As Chambersburg, Pennsylvania’s oldest church, The Presbyterian Church of Falling Spring represents a living conduit to the past stretching back to the town’s founding era. Named after the nearby Falling Spring (which at one time featured a nearly 25-foot waterfall), the congregation that built the church had been meeting in the area – known itself at the time as Falling Spring – since shortly after the settlement’s founder, Colonel Benjamin Chambers, arrived in 1730. Chambers, who was himself Presbyterian, hosted religious services at Fort Chambers (the site of his home and gristmill at the confluence of Falling Spring and Conococheague Creek) for several years before building a log schoolhouse on the plot adjacent to his own in 1739 for the use of his congregation. This building lasted until 1767, when the congregation replaced it with a considerably larger wooden structure. The following year, Chambers deed the land upon which the church stood to his congregation in exchange for the payment of a single rose to him, his wife, and their descendants every year in perpetuity (an agreement that is upheld to this day). Chambers also deeded land to the church for use as a graveyard, which over the course of the congregation’s history has come to serve as not only his final resting place, but the final resting place of a number of prominent politicians and four Delaware Indians from the colonial era. Over this same period, the congregation replaced their wooden church with one built from local limestone (completed in 1803), opened a Sabbath school in 1816, added two towers to the building in 1856, and established a school for refugee former slaves living in the town as a result of the American Civil War. The church is still in operation today and is open for regular religious services and extracurricular activities, and upon advanced request.
Franklin County Historical Society operates several historic properties throughout the county including this Georgian-style brick building that was once home to the Franklin County Jail.
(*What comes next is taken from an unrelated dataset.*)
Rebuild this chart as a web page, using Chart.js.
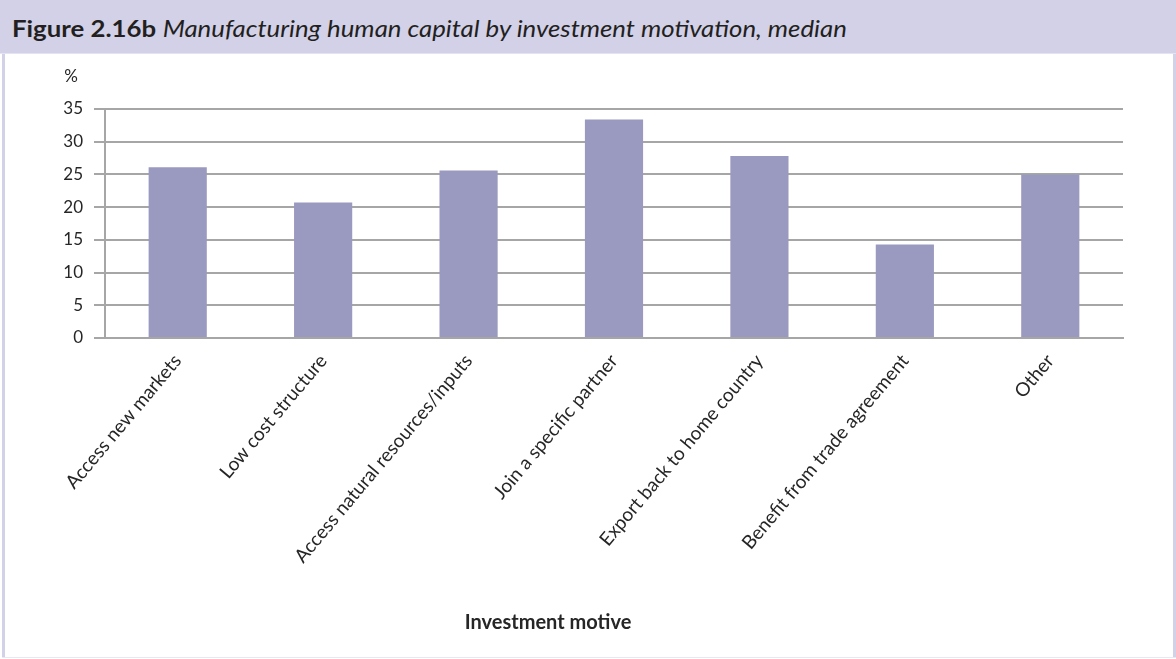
<!DOCTYPE html>
<html><head><meta charset="utf-8">
<script src="https://cdn.jsdelivr.net/npm/chart.js@4"></script>
<style>
html,body{margin:0;padding:0;background:#fff;}
#titlebar{position:absolute;left:0;top:0;width:1176px;height:53px;background:#d2d1e8;border-bottom:1px solid #e4e3f1;}
#titlebar div{position:absolute;left:12px;top:14px;font-family:Lato,"Open Sans",sans-serif;font-size:23px;color:#231f20;white-space:nowrap;transform:scaleX(1.12);transform-origin:0 0;}
#titlebar b{font-weight:700;}
#titlebar i{font-style:italic;}
#lb{position:absolute;left:2px;top:54px;width:3px;height:604px;background:#d2d1e8;}
#rb{position:absolute;left:1173px;top:54px;width:3px;height:604px;background:#d2d1e8;}
#bb{position:absolute;left:2px;top:657px;width:1174px;height:1px;background:#e8e7f3;}
#box{position:absolute;left:5px;top:54px;width:1168px;height:603px;}
</style>
</head><body>
<div id="titlebar"><div><b>Figure 2.16b</b> <i>Manufacturing human capital by investment motivation, median</i></div></div>
<div id="lb"></div><div id="rb"></div><div id="bb"></div>
<div id="box"><canvas id="c" width="1168" height="603"></canvas></div>
<script>
const categories = ["Access new markets","Low cost structure","Access natural resources/inputs","Join a specific partner","Export back to home country","Benefit from trade agreement","Other"];
const values = [26.1, 20.7, 25.6, 33.4, 27.8, 14.3, 25.0];
const yTicks = [0, 5, 10, 15, 20, 25, 30, 35];
const yUnit = "%";
const xTitle = "Investment motive";

const FONT = "Lato, 'Open Sans', sans-serif";
const textPlugin = {
  id: 'extraText',
  afterDraw(chart) {
    const ctx = chart.ctx;
    ctx.save();
    ctx.fillStyle = '#262626';
    ctx.textAlign = 'center';
    ctx.textBaseline = 'middle';
    ctx.font = "17px " + FONT;
    ctx.fillText(yUnit, 66, 23);
    ctx.font = "bold 20px " + FONT;
    ctx.fillText(xTitle, 543, 569);
    ctx.restore();
  }
};

new Chart(document.getElementById('c'), {
  type: 'bar',
  data: {
    labels: categories,
    datasets: [{
      data: values,
      backgroundColor: '#9a99bf',
      borderWidth: 0,
      categoryPercentage: 1,
      barPercentage: 0.4
    }]
  },
  options: {
    responsive: false,
    animation: false,
    devicePixelRatio: 1,
    layout: { padding: { top: 55, right: 50, left: 0, bottom: 0 } },
    plugins: { legend: { display: false }, tooltip: { enabled: false }, title: { display: false } },
    scales: {
      x: {
        grid: { display: false },
        border: { display: true, color: '#a6a6a6', width: 2 },
        ticks: {
          minRotation: 50, maxRotation: 50, autoSkip: false,
          color: '#262626', font: { family: FONT, size: 19 }, padding: 4
        },
        afterFit(scale) { scale.height = 319; }
      },
      y: {
        min: 0, max: 35,
        afterBuildTicks(scale) { scale.ticks = yTicks.map(v => ({ value: v })); },
        grid: { color: '#a6a6a6', lineWidth: 2, tickLength: 11, drawTicks: true },
        border: { display: true, color: '#a6a6a6', width: 2 },
        ticks: { color: '#262626', font: { family: FONT, size: 17 }, padding: 11 },
        afterFit(scale) { scale.width = 100; }
      }
    }
  },
  plugins: [textPlugin]
});
</script>
</body></html>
The historical society has been active since 1898, and the former jail which now serves as its headquarters has stood at this location since 1818. Notable attractions at the site include a poem scrawled by a prisoner on the wall of their cell, a reconstructed gallows, and an annual haunted house. The jail held a number of prominent prisoners throughout its history and also survived the burning of the town by Confederate raiders in 1864. At the time of the building’s nomination to the National Register of Historic Places in 1970, it was one of the country’s oldest penal institutions still in operation. The building ceased operations as a prison when the new county jail on Franklin Farm Lane opened one year after its nomination to the National Register of Historic Places. At that time, the historical society assumed ownership of the property. The Franklin County Historical Society operates a museum and genealogical library at this site and also offers tours of the old jail and other properties around the county including the John Brown House which is less than a block away. The historical society also operates Brown’s Mill School, St. Thomas Toll House, and Carrick Furnace.
Richard Alsina Fulton Center for Sustainable Living
Mary Ritner's Boarding House is best known for its role as the temporary headquarters of John Brown, the radical abolitionist who launched a raid on the federal arsenal at Harper's Ferry as part of a plan to arm and free the slaves of Virginia. Brown's intention was to create a well-armed community and force in the mountains that could defend itself and launch raids on slave plantations throughout the region. If successful, Brown hoped that slaves would rise up and join his community in ways that would lead to the end of slavery in America. Brown stayed at the Ritner Boarding House from June to October in 1859. From this location, Brown and his supporters planned the raid, received supplies, and prepared for their ill-fated mission. The historic boarding house is now a small museum operated by the Franklin County Historical Society.
Situated at the corner of Vine Street and Riddle Alley on the eastern side of Conococheague Creek, Henninger Field was home to Chambersburg’s local baseball team from the field’s construction in 1895 to the team’s disbandment in 2010. The field is all that remains of a much larger complex known as Wolf Lake Park, an amusement park, manmade lake, and residential neighborhood built by local businessman Augustus Wolf for his employees at the turn of the twentieth century. Renamed in honor of longtime local baseball coach Clay Henninger in 1920, the field is notable as the site of an exhibition game between the New York Yankees and their Chambersburg feeder team in 1929 (during which Babe Ruth hit a home run over center field). As the only surviving remnant of August Wolf’s vision, Henninger Field stands as a testament to the lasting legacies of industrial paternalism’s rise and fall over the course of the early twentieth-century. As an athletic venue, it is a window into the ebb and flow of community pride and competitive recreation in the same period. Since spring 2019, the borough of Chambersburg and Wilson College have operated the field jointly as part of a contract in which they shared the renovation costs and agreed to use the facilities on a seasonal basis (Wilson in the spring and fall and the borough over the summer).
The Totem Pole Playhouse has been bringing entertainment to Franklin County summers since 1950. After converting a decommissioned auto shop into their theater, Karl Genus and wife Muriel Benson practiced a perseverance that would set the culture of the playhouse. With big names such as Jean Stapleton and Bill Putch, the Totem Pole Playhouse has gained national prestige through unshakable determination.